## Begin DATA LINES
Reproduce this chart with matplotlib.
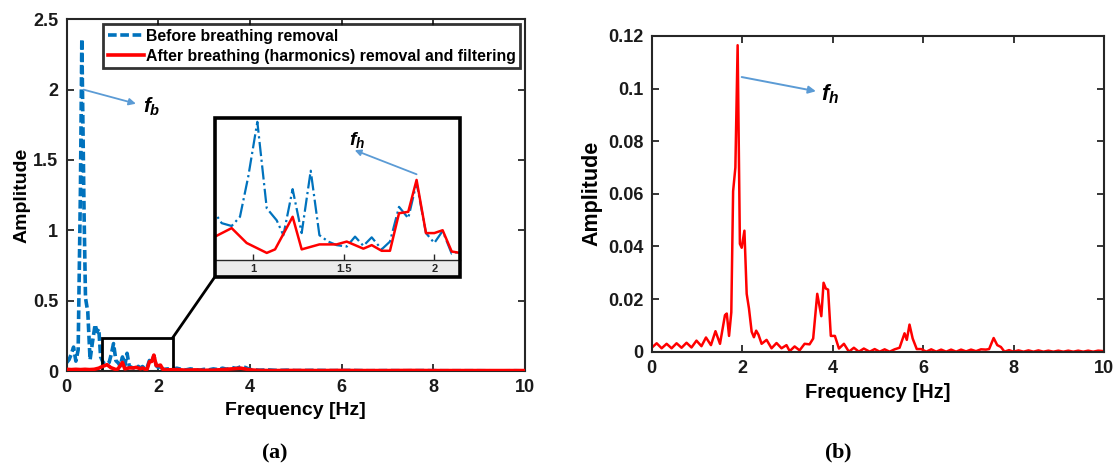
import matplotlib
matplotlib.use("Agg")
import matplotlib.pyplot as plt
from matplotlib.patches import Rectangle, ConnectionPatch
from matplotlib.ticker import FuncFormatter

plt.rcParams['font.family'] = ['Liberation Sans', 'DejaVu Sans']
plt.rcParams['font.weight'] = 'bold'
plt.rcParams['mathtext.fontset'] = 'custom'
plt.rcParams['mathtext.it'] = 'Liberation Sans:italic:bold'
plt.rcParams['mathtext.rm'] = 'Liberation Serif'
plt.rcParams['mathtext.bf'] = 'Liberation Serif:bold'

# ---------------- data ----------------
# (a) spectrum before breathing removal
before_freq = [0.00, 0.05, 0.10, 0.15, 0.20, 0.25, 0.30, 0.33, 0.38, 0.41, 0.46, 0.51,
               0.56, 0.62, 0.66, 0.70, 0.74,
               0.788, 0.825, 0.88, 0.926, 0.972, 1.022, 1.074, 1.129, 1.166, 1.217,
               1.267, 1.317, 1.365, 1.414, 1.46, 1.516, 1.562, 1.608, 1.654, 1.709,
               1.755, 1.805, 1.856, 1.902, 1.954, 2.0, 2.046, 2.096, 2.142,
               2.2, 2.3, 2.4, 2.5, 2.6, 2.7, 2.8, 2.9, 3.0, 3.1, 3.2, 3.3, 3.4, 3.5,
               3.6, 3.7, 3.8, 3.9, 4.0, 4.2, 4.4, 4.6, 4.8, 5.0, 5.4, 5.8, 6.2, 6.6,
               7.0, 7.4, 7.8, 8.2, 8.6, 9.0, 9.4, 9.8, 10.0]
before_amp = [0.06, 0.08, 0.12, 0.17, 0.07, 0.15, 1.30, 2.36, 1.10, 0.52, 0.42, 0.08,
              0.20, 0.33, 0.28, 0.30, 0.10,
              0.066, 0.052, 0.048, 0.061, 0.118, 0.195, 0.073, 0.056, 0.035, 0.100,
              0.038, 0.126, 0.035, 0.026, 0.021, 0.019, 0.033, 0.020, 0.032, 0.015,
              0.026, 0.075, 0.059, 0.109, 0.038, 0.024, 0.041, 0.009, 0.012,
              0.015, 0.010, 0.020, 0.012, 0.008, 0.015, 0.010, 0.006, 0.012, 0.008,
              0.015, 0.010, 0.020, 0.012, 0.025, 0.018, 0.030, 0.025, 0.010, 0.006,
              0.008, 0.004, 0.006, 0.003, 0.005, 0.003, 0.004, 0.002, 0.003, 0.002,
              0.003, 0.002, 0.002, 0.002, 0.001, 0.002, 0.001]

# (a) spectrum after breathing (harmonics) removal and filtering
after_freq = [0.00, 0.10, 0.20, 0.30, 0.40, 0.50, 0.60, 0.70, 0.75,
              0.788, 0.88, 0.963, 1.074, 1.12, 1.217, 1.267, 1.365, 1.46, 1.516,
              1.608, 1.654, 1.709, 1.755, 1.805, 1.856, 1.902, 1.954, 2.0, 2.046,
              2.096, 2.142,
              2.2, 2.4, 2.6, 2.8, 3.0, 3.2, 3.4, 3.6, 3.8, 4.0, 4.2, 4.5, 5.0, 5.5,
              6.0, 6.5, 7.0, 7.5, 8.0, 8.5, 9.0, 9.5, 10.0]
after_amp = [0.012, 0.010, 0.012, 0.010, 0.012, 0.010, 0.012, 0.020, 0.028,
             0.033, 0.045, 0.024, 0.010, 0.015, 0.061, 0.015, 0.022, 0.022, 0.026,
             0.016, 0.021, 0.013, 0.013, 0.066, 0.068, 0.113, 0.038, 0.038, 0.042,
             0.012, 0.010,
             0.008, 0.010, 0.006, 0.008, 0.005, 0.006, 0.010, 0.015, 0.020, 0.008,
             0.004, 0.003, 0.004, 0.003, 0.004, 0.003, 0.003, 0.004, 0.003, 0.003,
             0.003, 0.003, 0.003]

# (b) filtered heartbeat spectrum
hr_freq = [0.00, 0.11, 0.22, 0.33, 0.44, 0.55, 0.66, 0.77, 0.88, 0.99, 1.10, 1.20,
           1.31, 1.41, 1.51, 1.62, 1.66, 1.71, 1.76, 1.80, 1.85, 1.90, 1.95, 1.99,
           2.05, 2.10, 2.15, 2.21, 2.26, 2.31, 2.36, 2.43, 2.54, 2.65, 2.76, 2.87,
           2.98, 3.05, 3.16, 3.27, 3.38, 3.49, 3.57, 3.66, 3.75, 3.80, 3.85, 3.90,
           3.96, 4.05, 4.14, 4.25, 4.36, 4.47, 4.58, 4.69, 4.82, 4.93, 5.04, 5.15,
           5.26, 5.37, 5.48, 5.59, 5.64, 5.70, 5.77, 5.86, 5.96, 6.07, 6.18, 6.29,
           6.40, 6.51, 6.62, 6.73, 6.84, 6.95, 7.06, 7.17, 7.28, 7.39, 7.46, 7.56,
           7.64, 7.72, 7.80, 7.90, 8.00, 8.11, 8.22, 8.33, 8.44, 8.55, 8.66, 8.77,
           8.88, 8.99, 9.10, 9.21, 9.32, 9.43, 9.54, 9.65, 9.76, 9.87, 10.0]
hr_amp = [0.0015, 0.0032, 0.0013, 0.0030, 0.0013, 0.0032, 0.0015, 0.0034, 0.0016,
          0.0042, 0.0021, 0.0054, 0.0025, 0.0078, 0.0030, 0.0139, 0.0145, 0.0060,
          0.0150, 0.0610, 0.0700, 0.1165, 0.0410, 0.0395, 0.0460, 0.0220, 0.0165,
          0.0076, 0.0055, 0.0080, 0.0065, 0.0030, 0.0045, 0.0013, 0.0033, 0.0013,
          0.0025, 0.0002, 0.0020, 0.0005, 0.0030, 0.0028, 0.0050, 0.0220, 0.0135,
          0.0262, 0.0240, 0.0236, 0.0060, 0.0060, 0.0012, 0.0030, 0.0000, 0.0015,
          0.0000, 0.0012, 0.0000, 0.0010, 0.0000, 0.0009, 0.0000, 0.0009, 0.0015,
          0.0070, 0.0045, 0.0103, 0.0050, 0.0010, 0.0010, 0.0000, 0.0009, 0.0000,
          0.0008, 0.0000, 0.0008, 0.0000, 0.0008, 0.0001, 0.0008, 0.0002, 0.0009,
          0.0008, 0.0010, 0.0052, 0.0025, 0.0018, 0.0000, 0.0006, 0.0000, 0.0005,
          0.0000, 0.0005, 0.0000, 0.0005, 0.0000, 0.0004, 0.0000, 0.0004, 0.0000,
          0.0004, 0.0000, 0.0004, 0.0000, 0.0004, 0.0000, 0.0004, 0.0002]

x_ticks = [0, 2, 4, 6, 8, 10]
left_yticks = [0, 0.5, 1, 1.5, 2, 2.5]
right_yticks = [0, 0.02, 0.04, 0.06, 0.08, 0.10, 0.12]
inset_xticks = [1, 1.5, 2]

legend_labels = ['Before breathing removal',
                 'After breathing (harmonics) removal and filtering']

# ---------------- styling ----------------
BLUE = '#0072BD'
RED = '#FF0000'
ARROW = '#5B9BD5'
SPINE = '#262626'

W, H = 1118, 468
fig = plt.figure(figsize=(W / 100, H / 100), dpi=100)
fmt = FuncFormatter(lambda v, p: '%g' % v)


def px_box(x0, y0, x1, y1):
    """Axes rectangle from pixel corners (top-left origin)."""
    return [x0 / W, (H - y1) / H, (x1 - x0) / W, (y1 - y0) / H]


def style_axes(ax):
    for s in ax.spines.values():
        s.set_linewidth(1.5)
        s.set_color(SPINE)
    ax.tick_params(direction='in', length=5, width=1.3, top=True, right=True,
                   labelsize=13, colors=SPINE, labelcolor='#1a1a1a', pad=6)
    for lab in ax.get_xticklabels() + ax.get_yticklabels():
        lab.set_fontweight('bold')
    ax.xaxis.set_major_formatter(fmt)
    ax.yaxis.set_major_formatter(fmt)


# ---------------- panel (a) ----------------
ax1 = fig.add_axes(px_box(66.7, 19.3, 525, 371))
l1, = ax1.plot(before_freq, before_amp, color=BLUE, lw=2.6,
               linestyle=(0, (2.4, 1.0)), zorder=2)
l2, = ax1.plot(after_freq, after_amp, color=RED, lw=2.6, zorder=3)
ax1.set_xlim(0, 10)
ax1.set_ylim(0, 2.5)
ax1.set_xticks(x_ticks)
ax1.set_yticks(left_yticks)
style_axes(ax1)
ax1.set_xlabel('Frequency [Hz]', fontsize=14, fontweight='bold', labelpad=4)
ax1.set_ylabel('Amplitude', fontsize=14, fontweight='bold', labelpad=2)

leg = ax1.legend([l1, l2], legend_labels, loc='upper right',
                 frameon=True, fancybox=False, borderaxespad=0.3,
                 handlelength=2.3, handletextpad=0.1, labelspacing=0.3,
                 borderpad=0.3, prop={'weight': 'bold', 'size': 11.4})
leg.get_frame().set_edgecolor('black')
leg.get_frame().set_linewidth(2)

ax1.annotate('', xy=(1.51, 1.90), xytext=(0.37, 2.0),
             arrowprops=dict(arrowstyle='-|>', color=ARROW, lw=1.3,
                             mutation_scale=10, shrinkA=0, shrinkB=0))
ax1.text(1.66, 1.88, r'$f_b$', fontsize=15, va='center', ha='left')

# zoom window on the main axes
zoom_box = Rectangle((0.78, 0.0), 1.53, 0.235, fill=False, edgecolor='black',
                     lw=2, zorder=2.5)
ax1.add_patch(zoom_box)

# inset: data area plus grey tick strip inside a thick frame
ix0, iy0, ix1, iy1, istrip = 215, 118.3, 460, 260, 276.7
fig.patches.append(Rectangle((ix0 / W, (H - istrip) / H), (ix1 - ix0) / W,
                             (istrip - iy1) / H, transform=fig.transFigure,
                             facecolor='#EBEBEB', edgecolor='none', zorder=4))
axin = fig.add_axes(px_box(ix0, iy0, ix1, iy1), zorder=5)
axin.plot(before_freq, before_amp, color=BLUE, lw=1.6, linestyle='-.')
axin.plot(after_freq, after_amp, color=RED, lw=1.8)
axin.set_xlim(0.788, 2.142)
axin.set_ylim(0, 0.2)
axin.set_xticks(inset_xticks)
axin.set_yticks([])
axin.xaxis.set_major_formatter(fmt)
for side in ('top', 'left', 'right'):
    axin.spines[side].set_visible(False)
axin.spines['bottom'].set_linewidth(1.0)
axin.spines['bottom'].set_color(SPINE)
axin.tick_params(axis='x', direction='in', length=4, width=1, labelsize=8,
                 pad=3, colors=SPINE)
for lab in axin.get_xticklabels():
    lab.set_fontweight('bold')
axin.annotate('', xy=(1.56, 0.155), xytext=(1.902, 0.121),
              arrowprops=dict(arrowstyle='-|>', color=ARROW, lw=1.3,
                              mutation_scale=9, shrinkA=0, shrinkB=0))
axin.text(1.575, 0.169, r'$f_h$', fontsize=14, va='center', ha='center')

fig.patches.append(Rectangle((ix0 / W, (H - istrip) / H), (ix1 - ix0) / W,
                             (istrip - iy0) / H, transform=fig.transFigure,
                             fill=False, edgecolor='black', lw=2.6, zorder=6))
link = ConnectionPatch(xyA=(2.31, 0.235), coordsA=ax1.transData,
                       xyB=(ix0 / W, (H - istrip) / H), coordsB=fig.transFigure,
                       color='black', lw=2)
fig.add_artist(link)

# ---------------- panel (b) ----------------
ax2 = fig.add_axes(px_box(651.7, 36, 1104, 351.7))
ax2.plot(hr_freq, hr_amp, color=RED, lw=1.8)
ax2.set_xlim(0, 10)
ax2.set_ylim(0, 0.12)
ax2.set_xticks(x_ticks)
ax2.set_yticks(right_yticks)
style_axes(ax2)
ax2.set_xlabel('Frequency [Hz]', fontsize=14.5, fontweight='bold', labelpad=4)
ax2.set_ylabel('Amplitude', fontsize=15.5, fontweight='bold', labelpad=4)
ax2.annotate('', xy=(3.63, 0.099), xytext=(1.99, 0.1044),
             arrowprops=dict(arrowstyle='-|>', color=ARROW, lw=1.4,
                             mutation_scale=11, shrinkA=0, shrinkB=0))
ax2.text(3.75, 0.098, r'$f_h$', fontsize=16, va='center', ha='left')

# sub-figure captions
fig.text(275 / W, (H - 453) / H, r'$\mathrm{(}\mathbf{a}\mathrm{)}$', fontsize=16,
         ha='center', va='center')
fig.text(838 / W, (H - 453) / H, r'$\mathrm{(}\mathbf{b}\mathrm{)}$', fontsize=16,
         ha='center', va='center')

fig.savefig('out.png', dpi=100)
## End DATA LINES
» EXERCISE BRIEF
From the first line above through the line containing "0.003, 0.002, 0.002, 0.002, 0.001, 0.002, 0.001]", copy everything exactly, without the pictures.

» COMPLETED EXERCISE
Reproduce this chart with matplotlib.
import matplotlib
matplotlib.use("Agg")
import matplotlib.pyplot as plt
from matplotlib.patches import Rectangle, ConnectionPatch
from matplotlib.ticker import FuncFormatter

plt.rcParams['font.family'] = ['Liberation Sans', 'DejaVu Sans']
plt.rcParams['font.weight'] = 'bold'
plt.rcParams['mathtext.fontset'] = 'custom'
plt.rcParams['mathtext.it'] = 'Liberation Sans:italic:bold'
plt.rcParams['mathtext.rm'] = 'Liberation Serif'
plt.rcParams['mathtext.bf'] = 'Liberation Serif:bold'

# ---------------- data ----------------
# (a) spectrum before breathing removal
before_freq = [0.00, 0.05, 0.10, 0.15, 0.20, 0.25, 0.30, 0.33, 0.38, 0.41, 0.46, 0.51,
               0.56, 0.62, 0.66, 0.70, 0.74,
               0.788, 0.825, 0.88, 0.926, 0.972, 1.022, 1.074, 1.129, 1.166, 1.217,
               1.267, 1.317, 1.365, 1.414, 1.46, 1.516, 1.562, 1.608, 1.654, 1.709,
               1.755, 1.805, 1.856, 1.902, 1.954, 2.0, 2.046, 2.096, 2.142,
               2.2, 2.3, 2.4, 2.5, 2.6, 2.7, 2.8, 2.9, 3.0, 3.1, 3.2, 3.3, 3.4, 3.5,
               3.6, 3.7, 3.8, 3.9, 4.0, 4.2, 4.4, 4.6, 4.8, 5.0, 5.4, 5.8, 6.2, 6.6,
               7.0, 7.4, 7.8, 8.2, 8.6, 9.0, 9.4, 9.8, 10.0]
before_amp = [0.06, 0.08, 0.12, 0.17, 0.07, 0.15, 1.30, 2.36, 1.10, 0.52, 0.42, 0.08,
              0.20, 0.33, 0.28, 0.30, 0.10,
              0.066, 0.052, 0.048, 0.061, 0.118, 0.195, 0.073, 0.056, 0.035, 0.100,
              0.038, 0.126, 0.035, 0.026, 0.021, 0.019, 0.033, 0.020, 0.032, 0.015,
              0.026, 0.075, 0.059, 0.109, 0.038, 0.024, 0.041, 0.009, 0.012,
              0.015, 0.010, 0.020, 0.012, 0.008, 0.015, 0.010, 0.006, 0.012, 0.008,
              0.015, 0.010, 0.020, 0.012, 0.025, 0.018, 0.030, 0.025, 0.010, 0.006,
              0.008, 0.004, 0.006, 0.003, 0.005, 0.003, 0.004, 0.002, 0.003, 0.002,
              0.003, 0.002, 0.002, 0.002, 0.001, 0.002, 0.001]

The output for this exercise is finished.